Writer/directors John Leaf and John Scheinfeld have spent the majority of their careers producing and directing television documentaries, and the film has the feel of a glorified “Behind the Music,” assuming the audience needs to be told the exact meaning of events with the precision pacing and concise analysis of a Nikki Sixx overdose.
That is not to say they aren't covering important cultural/historical ground here. Some of the footage brings back the truly pointed anger of the anti-war movement, with crowds chanting FU to LBJ at the violent 1968 democratic national convention in Chicago, or showing very real bodies piling up in Vietnam.
But to a large extent, it's the same old hippies dancing in the mud to Lennon's same old rock 'n' roll soundtrack. And further, there is a problem of historical emphasis; Lennon is made to seem a legitimate threat to Nixon rather than one of many at the unfortunate end of Tricky Dick's filthy tentacles.

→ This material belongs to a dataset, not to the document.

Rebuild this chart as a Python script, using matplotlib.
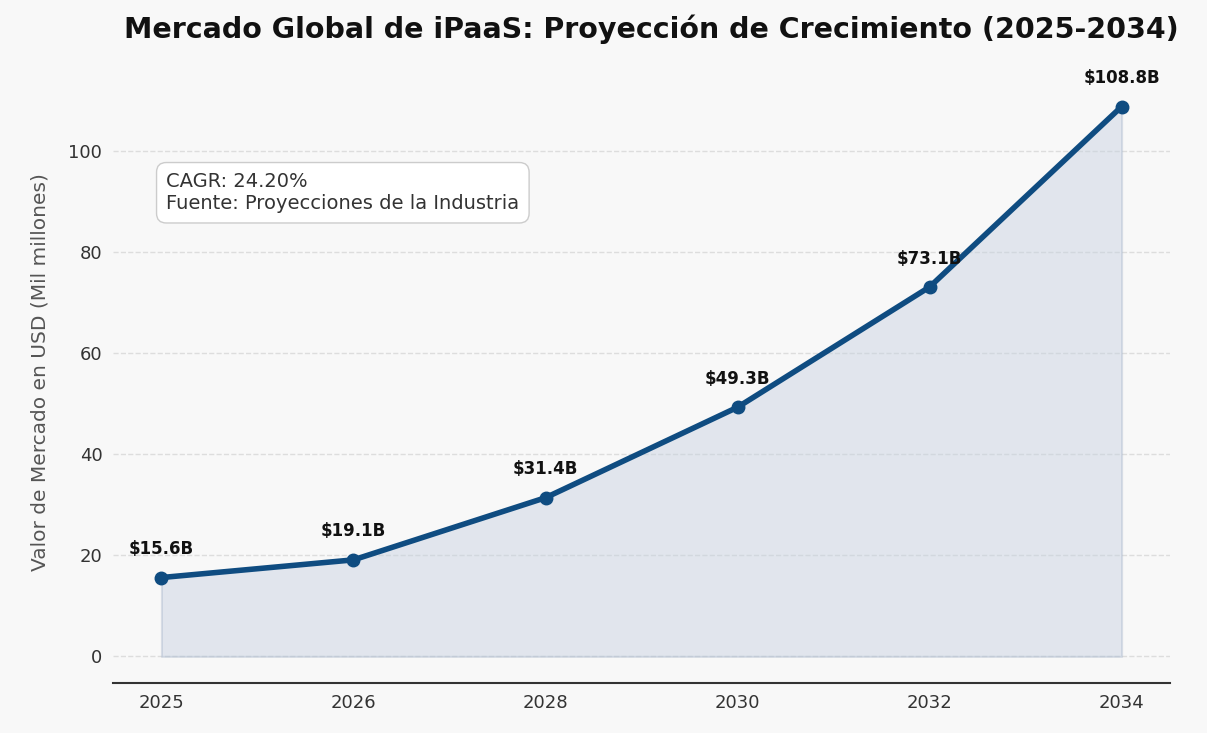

While the narration does have the benefit of major thinkers like Noam Chomsky and Gore Vidal and a coterie of political and cultural figures of the time – including everyone from the still cantankerous Nixon official G. Gordon Liddy, to the mellowed black panther leader Bobby Seale, the documentary seems most comfortable relying on the news-ticker headlining of Geraldo Rivera, who remarkably, seems to have aged along with his mustache little if at all since interviewing Lennon in the early '70s.
The narrative is perhaps too sympathetic to the bizarre nature of John and Yoko's protests, which include staying in bed for a week (with reporters watching) during their honeymoon to promote peace and declaring themselves citizens of a magic foreign land where all is peaceful and well, and any can become citizens.
The film doesn't take into account the possibility that all the utopian attention clamoring might have been for naught, that it was just the power of Lennon's Beatles fame that allowed him to have any voice at all. For all his struggles; the understandable paranoia of phone taps and being followed in public, and the multiyear battle not to be exiled from his adopted country, how much more intriguing would it have been to examine this amazingly likable character and see if he really was or was not, as a New York Times interviewer puts it “living in a never never land”?
Sadly, allowances for such sophistication are lacking, and the pacing is as heavy handed as the five ear ringing gunshots used to mark Lennon's murder. The film will appeal to some with the Lennon footage alone, but the rest is just a high-school history flick taking muddled and tentative steps towards serious portrayal of recent and relevant history.
The U.S. vs. John Lennon releases in select theaters Sept. 15.